[Source code of charts]
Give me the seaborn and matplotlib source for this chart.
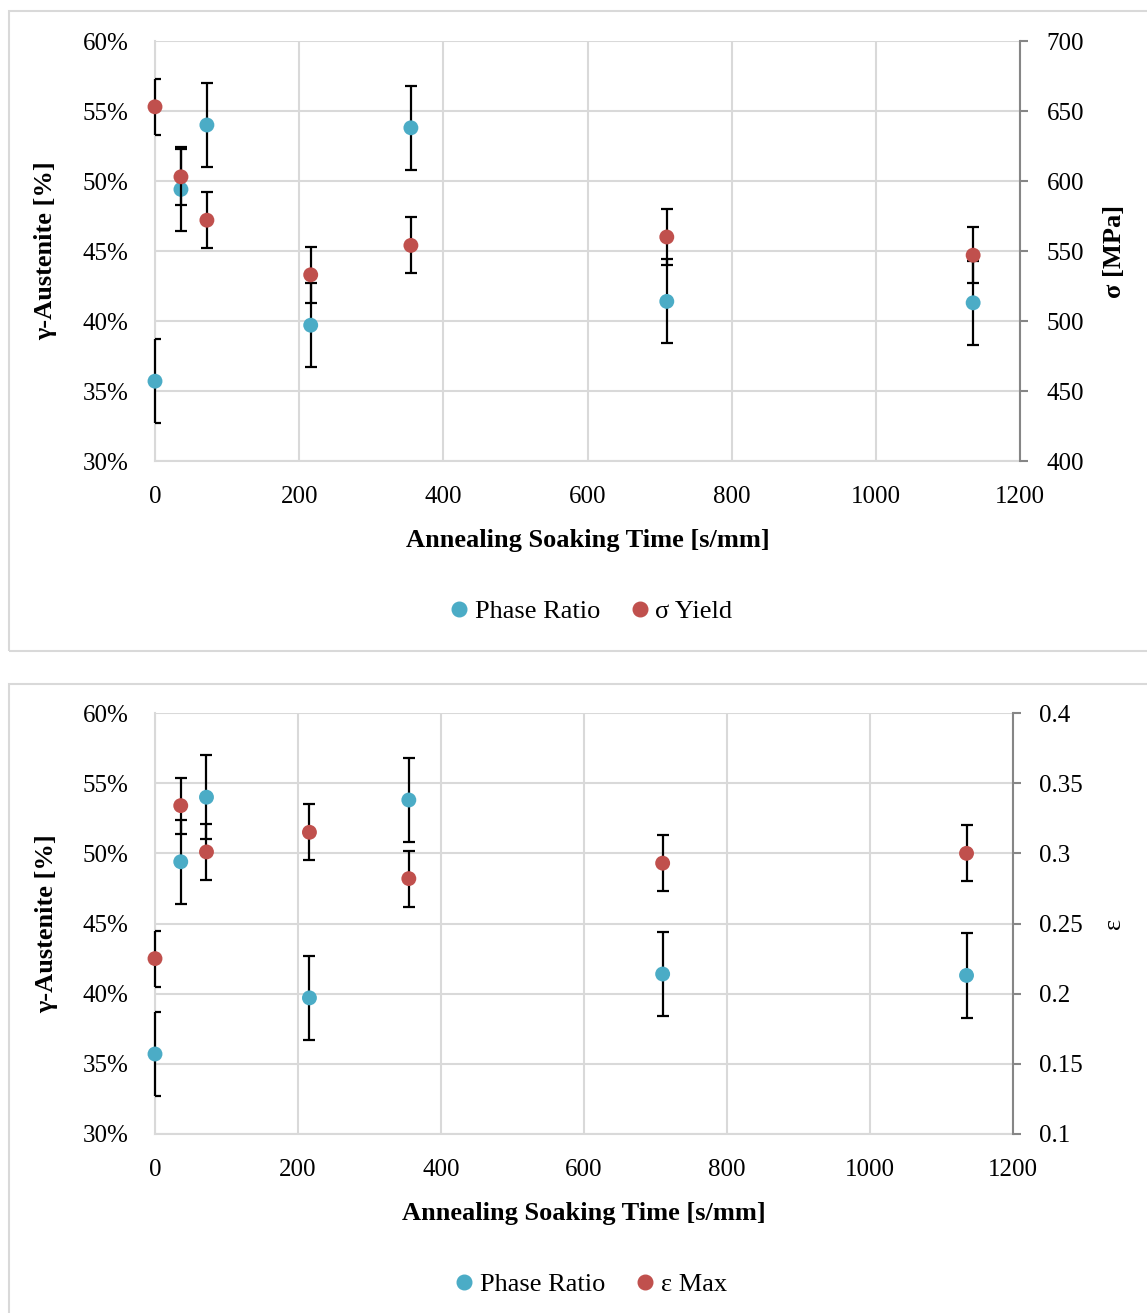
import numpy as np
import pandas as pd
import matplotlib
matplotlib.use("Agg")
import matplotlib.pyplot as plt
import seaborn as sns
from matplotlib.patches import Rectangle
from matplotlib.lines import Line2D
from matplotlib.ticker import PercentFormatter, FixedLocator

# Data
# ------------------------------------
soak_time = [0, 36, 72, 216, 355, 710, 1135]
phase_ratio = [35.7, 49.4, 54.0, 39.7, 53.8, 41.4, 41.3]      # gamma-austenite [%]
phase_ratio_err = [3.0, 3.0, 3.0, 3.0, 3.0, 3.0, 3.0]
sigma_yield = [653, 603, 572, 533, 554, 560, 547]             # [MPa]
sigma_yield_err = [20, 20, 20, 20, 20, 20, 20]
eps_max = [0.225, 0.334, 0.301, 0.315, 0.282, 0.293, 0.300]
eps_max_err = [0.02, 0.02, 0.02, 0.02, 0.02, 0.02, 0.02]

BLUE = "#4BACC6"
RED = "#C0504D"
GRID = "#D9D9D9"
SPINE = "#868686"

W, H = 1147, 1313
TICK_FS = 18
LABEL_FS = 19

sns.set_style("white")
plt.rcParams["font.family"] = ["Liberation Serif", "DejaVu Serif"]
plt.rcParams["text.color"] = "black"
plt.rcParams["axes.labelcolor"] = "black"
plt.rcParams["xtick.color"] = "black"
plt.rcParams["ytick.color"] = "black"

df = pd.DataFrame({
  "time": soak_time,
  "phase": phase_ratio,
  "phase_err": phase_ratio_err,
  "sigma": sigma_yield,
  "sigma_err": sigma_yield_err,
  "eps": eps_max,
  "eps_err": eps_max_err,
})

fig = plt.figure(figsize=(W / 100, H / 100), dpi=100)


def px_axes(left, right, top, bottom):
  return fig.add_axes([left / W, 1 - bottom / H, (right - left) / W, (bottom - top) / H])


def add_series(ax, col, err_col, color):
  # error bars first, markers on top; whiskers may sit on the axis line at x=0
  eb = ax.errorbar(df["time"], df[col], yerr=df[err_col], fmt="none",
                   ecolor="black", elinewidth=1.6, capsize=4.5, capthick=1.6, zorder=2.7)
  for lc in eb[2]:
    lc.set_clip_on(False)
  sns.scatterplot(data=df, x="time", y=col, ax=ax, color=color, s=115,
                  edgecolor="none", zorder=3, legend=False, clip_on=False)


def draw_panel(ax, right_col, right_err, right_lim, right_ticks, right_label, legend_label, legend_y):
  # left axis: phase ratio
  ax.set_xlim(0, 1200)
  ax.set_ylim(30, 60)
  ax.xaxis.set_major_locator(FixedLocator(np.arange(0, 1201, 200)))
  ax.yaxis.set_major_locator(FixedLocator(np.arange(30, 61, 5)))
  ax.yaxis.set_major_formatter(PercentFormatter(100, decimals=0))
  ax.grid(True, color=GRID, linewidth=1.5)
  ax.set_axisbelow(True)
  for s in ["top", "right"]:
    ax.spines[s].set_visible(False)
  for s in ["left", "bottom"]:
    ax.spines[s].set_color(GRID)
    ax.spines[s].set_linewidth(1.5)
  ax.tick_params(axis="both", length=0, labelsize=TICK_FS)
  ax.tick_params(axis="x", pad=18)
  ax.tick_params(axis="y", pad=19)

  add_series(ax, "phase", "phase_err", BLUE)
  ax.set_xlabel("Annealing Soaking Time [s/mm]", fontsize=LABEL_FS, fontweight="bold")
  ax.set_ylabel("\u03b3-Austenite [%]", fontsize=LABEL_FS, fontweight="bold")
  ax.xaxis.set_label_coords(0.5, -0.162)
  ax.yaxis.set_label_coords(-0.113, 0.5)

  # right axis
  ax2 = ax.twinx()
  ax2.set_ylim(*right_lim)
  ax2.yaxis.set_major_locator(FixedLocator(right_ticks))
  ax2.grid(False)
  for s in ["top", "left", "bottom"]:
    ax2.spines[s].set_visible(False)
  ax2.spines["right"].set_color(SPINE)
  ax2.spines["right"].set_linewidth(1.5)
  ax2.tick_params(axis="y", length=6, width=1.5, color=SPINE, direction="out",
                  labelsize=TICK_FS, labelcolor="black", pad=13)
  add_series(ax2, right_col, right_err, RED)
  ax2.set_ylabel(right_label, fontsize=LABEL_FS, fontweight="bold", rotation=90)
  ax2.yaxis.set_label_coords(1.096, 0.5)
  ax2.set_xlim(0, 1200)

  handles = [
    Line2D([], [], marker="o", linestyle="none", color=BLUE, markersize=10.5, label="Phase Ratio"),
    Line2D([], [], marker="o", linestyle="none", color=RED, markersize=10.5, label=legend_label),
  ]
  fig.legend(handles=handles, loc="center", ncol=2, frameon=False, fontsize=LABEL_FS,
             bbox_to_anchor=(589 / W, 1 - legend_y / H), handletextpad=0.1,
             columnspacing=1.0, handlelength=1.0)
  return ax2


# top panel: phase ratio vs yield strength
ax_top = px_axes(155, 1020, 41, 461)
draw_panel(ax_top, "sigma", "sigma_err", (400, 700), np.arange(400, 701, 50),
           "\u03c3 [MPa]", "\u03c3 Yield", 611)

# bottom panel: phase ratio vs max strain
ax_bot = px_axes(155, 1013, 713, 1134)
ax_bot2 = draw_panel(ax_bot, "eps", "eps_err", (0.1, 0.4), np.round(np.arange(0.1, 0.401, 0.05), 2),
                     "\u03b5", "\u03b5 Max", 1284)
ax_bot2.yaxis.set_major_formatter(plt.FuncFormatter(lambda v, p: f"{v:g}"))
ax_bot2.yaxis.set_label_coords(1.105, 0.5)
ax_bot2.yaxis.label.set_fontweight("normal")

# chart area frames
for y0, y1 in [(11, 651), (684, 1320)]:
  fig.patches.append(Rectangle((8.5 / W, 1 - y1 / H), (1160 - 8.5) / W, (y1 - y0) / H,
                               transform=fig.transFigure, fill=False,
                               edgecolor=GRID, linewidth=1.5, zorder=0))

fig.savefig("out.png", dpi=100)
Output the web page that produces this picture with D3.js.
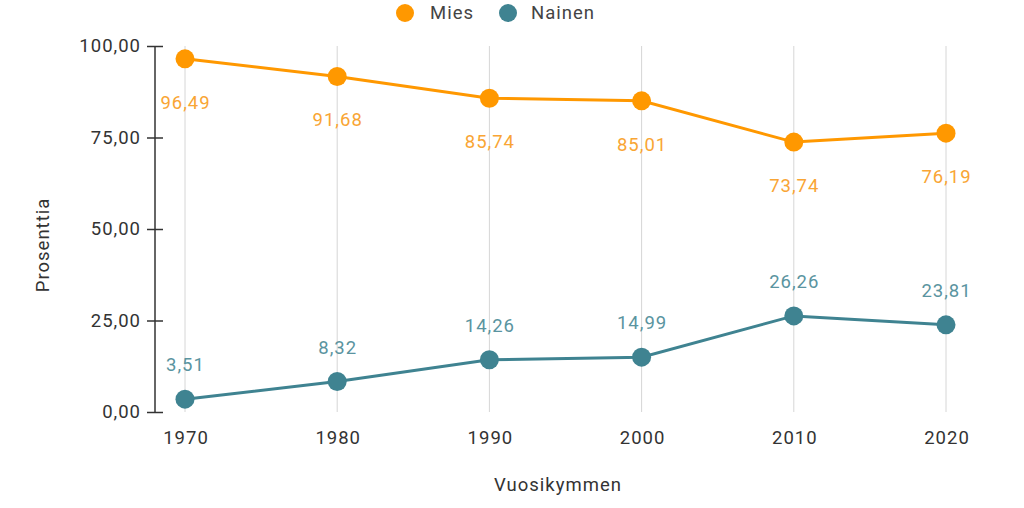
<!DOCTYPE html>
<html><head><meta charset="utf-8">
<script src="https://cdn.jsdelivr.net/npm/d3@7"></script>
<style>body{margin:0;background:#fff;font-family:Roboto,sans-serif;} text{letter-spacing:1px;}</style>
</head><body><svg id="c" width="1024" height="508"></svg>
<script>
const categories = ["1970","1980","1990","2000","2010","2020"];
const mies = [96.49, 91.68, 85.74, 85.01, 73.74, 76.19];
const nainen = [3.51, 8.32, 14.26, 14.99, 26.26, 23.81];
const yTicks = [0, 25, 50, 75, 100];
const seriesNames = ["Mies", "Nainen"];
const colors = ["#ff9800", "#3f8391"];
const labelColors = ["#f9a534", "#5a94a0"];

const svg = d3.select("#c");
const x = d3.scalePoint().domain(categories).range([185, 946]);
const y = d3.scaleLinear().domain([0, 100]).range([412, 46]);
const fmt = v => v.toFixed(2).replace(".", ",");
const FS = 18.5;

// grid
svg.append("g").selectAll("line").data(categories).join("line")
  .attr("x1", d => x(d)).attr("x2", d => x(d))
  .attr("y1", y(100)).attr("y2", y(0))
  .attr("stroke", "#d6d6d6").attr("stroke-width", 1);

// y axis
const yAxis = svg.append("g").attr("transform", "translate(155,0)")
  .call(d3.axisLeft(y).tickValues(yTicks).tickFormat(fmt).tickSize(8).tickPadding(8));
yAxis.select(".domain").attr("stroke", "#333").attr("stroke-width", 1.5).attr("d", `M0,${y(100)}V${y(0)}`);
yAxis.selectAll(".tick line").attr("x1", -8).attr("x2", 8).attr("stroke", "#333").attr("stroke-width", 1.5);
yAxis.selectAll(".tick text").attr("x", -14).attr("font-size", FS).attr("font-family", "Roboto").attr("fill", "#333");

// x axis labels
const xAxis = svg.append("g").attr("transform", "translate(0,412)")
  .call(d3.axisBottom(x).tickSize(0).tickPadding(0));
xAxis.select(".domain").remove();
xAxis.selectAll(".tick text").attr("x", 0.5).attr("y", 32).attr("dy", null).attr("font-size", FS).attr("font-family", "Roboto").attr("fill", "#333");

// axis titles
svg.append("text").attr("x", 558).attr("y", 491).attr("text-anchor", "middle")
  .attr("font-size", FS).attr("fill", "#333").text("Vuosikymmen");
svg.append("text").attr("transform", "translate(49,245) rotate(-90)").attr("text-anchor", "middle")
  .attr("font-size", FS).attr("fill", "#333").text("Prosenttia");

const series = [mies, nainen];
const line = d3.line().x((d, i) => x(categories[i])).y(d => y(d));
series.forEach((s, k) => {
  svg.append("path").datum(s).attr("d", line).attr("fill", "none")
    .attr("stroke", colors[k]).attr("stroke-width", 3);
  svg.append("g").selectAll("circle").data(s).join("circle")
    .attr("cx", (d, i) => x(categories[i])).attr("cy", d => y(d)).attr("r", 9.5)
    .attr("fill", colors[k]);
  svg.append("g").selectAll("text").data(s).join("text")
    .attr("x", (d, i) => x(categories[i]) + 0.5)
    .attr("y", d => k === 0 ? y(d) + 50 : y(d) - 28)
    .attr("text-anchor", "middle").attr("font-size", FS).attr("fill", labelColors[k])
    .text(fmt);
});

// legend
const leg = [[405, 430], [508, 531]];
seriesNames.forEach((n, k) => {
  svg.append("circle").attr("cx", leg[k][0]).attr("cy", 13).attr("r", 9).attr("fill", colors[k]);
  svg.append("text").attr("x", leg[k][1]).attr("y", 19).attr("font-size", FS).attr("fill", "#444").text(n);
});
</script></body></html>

Given request: Could the lines from the top of the material through the line with "from matplotlib.ticker import" be repeated exactly, pictures left out?

Finished exercise:
Give me the seaborn and matplotlib source for this chart.
import numpy as np
import pandas as pd
import matplotlib
matplotlib.use("Agg")
import matplotlib.pyplot as plt
import seaborn as sns
from matplotlib.patches import Rectangle
from matplotlib.lines import Line2D
from matplotlib.ticker import PercentFormatter, FixedLocator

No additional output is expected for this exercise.